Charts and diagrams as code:
>> Begin

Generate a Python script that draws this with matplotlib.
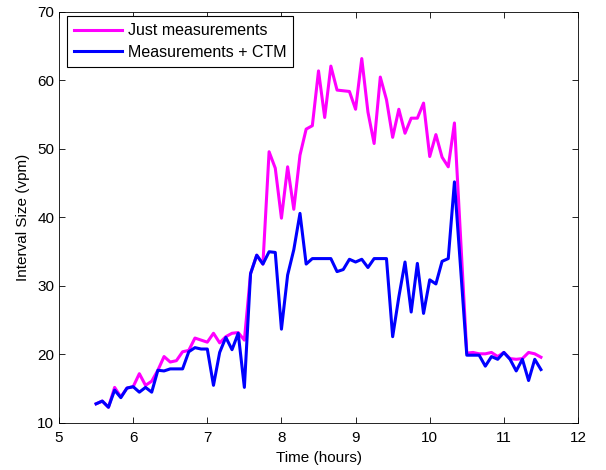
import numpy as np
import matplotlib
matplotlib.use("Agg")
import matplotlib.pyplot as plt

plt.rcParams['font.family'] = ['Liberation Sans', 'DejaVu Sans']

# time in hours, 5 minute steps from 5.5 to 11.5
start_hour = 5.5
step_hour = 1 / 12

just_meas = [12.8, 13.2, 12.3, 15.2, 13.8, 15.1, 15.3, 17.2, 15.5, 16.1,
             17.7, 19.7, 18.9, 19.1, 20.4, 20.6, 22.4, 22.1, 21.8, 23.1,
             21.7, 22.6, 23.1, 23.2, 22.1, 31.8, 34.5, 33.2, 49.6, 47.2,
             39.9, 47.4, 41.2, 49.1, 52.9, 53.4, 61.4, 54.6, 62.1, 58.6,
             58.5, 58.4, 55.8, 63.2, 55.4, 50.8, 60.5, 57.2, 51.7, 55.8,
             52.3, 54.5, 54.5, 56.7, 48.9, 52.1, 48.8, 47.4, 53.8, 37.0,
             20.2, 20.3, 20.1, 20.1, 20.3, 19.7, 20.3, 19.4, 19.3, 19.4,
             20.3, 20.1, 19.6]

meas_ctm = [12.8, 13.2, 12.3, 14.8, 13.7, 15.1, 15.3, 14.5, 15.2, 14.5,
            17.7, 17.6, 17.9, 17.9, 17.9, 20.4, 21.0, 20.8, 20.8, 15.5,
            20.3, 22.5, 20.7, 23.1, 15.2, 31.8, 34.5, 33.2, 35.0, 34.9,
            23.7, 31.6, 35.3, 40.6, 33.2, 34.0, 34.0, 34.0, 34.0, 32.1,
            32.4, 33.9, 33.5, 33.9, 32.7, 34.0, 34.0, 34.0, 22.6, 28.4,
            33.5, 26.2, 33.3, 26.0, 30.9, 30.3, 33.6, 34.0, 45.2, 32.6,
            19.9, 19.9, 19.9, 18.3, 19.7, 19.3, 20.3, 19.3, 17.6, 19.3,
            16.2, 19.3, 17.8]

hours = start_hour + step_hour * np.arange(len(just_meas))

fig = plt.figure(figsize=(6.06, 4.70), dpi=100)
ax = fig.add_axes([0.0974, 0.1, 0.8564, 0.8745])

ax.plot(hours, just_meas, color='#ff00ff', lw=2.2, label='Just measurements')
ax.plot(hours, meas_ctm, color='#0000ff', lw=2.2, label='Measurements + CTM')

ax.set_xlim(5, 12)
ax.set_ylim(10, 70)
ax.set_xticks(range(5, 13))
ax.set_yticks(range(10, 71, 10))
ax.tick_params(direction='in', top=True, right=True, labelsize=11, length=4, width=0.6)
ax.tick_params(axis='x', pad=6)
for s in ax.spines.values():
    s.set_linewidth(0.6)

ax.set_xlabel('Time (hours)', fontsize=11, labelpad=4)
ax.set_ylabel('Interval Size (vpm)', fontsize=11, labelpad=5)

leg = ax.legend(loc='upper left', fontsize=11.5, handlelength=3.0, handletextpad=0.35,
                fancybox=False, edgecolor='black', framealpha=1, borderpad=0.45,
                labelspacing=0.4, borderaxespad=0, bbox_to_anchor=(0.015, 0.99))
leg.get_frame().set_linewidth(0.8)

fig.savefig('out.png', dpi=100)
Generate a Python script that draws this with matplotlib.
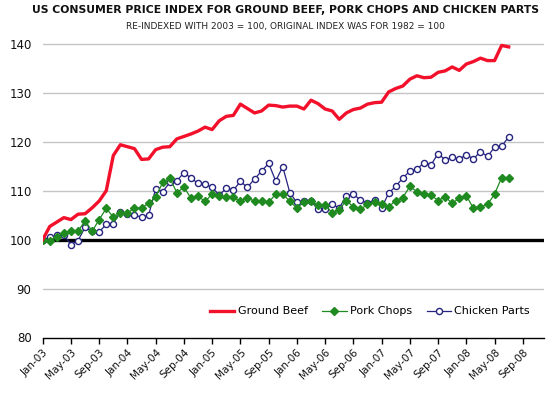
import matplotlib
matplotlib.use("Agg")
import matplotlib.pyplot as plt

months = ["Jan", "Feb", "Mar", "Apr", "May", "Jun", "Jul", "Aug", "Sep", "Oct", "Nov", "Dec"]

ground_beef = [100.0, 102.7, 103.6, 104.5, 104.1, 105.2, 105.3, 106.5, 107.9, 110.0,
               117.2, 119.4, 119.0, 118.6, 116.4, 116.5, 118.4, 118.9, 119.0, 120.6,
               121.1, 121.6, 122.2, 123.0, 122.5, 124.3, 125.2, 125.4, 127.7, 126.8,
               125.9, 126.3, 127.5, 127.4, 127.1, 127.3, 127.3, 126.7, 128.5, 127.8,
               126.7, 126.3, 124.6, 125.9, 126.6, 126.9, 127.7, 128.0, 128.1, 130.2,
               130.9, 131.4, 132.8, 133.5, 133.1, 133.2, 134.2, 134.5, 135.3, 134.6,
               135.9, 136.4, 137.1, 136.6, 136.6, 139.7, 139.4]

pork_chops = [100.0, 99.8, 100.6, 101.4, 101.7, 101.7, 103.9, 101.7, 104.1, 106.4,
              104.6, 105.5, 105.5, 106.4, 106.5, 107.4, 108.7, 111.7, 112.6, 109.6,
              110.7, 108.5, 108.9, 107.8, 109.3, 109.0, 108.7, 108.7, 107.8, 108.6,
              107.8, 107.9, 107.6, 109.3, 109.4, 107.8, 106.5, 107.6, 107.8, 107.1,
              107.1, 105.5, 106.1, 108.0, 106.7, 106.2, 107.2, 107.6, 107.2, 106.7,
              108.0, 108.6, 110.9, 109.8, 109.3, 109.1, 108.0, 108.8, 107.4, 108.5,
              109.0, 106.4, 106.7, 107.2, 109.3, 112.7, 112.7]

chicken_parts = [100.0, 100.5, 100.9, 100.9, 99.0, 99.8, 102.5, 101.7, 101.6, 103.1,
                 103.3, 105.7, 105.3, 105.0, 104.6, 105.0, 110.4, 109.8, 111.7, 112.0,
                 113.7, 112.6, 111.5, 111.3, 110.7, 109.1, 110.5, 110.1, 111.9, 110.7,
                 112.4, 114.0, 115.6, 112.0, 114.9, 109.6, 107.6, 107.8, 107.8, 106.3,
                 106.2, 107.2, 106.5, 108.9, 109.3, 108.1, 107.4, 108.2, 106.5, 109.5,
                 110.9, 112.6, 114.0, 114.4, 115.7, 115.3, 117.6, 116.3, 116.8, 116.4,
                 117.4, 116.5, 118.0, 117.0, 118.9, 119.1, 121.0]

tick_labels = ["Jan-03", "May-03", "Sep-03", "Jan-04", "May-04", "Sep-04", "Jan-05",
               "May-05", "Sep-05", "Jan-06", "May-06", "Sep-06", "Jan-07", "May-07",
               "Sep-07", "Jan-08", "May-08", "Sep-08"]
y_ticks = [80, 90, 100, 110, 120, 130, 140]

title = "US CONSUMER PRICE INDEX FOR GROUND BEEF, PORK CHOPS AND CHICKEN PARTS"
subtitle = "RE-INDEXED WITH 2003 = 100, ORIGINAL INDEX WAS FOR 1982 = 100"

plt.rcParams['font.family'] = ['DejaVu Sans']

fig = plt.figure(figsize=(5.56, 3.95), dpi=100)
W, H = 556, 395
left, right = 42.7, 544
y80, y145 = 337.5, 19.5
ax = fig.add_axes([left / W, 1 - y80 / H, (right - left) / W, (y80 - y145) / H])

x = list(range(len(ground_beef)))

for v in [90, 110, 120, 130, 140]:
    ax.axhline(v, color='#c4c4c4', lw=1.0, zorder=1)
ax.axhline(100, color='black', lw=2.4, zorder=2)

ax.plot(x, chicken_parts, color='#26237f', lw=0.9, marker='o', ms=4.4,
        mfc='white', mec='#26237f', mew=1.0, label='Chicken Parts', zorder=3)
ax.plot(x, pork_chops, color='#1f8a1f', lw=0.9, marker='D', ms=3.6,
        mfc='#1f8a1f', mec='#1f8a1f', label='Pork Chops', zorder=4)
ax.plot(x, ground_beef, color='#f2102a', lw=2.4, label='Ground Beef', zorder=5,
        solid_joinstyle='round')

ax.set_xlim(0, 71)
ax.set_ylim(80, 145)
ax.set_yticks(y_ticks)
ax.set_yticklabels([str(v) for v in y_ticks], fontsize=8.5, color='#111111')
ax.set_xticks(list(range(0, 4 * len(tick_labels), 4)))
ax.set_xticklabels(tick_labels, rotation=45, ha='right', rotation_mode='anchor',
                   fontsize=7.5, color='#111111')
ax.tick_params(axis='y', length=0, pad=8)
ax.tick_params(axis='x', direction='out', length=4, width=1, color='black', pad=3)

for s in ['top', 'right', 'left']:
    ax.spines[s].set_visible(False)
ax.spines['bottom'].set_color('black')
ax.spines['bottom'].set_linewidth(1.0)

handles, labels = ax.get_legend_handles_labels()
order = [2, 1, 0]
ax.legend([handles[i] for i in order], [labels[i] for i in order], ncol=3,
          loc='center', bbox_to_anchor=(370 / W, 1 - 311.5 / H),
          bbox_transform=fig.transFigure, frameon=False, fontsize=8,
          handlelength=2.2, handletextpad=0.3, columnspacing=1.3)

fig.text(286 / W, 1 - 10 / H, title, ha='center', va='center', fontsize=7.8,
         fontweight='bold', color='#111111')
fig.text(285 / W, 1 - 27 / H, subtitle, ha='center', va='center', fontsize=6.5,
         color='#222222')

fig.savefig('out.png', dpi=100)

>> End
>> Begin

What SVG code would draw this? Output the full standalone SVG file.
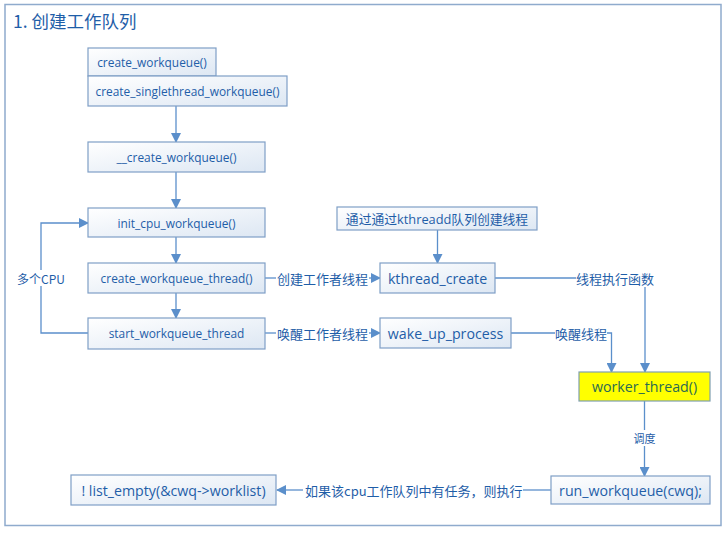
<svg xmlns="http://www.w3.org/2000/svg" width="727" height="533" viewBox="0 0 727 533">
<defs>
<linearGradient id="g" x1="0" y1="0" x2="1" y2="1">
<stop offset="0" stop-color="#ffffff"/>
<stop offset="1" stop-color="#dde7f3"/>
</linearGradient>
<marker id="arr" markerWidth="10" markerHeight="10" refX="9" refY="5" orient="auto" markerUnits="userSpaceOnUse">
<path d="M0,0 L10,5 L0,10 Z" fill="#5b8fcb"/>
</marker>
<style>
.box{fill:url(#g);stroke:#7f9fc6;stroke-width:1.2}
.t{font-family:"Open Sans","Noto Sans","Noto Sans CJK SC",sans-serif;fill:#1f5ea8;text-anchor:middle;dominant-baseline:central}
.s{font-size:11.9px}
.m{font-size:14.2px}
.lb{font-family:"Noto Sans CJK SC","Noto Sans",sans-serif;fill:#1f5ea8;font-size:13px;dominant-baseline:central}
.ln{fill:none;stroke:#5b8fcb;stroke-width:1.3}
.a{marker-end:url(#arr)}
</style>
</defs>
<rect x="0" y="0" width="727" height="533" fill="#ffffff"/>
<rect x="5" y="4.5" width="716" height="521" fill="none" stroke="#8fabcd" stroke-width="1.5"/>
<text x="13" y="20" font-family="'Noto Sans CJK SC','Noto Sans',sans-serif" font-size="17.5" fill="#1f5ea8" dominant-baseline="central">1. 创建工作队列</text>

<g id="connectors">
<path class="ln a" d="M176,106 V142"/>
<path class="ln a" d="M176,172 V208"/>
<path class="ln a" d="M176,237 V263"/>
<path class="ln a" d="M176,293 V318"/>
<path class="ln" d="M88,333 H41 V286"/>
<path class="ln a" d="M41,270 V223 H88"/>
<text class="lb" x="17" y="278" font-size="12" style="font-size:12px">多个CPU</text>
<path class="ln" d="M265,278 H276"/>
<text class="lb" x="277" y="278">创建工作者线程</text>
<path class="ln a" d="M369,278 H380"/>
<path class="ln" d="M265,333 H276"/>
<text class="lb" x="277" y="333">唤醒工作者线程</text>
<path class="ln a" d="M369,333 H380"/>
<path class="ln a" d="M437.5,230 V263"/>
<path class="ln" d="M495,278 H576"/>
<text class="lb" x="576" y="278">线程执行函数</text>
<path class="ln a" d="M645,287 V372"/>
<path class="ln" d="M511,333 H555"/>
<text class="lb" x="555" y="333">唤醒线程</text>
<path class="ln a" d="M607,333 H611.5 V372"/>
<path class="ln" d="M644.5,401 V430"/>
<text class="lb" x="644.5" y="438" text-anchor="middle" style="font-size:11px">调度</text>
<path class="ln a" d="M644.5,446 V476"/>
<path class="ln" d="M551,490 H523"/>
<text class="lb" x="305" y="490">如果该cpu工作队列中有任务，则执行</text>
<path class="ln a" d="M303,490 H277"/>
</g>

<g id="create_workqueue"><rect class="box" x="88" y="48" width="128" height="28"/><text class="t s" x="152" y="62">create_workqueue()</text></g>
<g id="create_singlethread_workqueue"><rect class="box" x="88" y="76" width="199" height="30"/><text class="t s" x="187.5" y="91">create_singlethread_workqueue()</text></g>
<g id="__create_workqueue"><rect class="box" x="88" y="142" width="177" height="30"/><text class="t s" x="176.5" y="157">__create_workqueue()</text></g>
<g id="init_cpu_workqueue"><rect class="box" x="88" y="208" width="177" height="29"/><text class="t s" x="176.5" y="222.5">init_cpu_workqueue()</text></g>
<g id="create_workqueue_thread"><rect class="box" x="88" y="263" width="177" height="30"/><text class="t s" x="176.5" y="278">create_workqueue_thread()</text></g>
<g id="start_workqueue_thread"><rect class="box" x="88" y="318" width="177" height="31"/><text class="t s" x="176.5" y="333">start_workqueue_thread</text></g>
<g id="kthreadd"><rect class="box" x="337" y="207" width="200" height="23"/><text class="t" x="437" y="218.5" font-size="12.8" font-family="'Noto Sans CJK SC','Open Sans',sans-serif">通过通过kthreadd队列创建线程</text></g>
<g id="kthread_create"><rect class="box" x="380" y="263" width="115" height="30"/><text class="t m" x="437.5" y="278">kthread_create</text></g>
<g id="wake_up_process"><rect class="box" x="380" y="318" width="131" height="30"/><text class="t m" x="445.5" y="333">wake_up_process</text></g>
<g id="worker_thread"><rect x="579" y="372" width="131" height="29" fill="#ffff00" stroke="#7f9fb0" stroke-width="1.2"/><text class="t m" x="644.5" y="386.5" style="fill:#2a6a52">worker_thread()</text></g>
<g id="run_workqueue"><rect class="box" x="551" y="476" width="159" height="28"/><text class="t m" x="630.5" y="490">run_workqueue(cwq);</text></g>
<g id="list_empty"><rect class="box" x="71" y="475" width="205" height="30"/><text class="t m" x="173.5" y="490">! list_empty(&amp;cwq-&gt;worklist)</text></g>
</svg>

>> End

◆ WRITTEN INSTRUCTION: Do not copy any pictures. Retype exactly the stretch from the line with "What SVG code" through the line with "Sans CJK SC','Noto".

◆ EXPECTED OUTPUT:
What SVG code would draw this? Output the full standalone SVG file.
<svg xmlns="http://www.w3.org/2000/svg" width="727" height="533" viewBox="0 0 727 533">
<defs>
<linearGradient id="g" x1="0" y1="0" x2="1" y2="1">
<stop offset="0" stop-color="#ffffff"/>
<stop offset="1" stop-color="#dde7f3"/>
</linearGradient>
<marker id="arr" markerWidth="10" markerHeight="10" refX="9" refY="5" orient="auto" markerUnits="userSpaceOnUse">
<path d="M0,0 L10,5 L0,10 Z" fill="#5b8fcb"/>
</marker>
<style>
.box{fill:url(#g);stroke:#7f9fc6;stroke-width:1.2}
.t{font-family:"Open Sans","Noto Sans","Noto Sans CJK SC",sans-serif;fill:#1f5ea8;text-anchor:middle;dominant-baseline:central}
.s{font-size:11.9px}
.m{font-size:14.2px}
.lb{font-family:"Noto Sans CJK SC","Noto Sans",sans-serif;fill:#1f5ea8;font-size:13px;dominant-baseline:central}
.ln{fill:none;stroke:#5b8fcb;stroke-width:1.3}
.a{marker-end:url(#arr)}
</style>
</defs>
<rect x="0" y="0" width="727" height="533" fill="#ffffff"/>
<rect x="5" y="4.5" width="716" height="521" fill="none" stroke="#8fabcd" stroke-width="1.5"/>
<text x="13" y="20" font-family="'Noto Sans CJK SC','Noto Sans',sans-serif" font-size="17.5" fill="#1f5ea8" dominant-baseline="central">1. 创建工作队列</text>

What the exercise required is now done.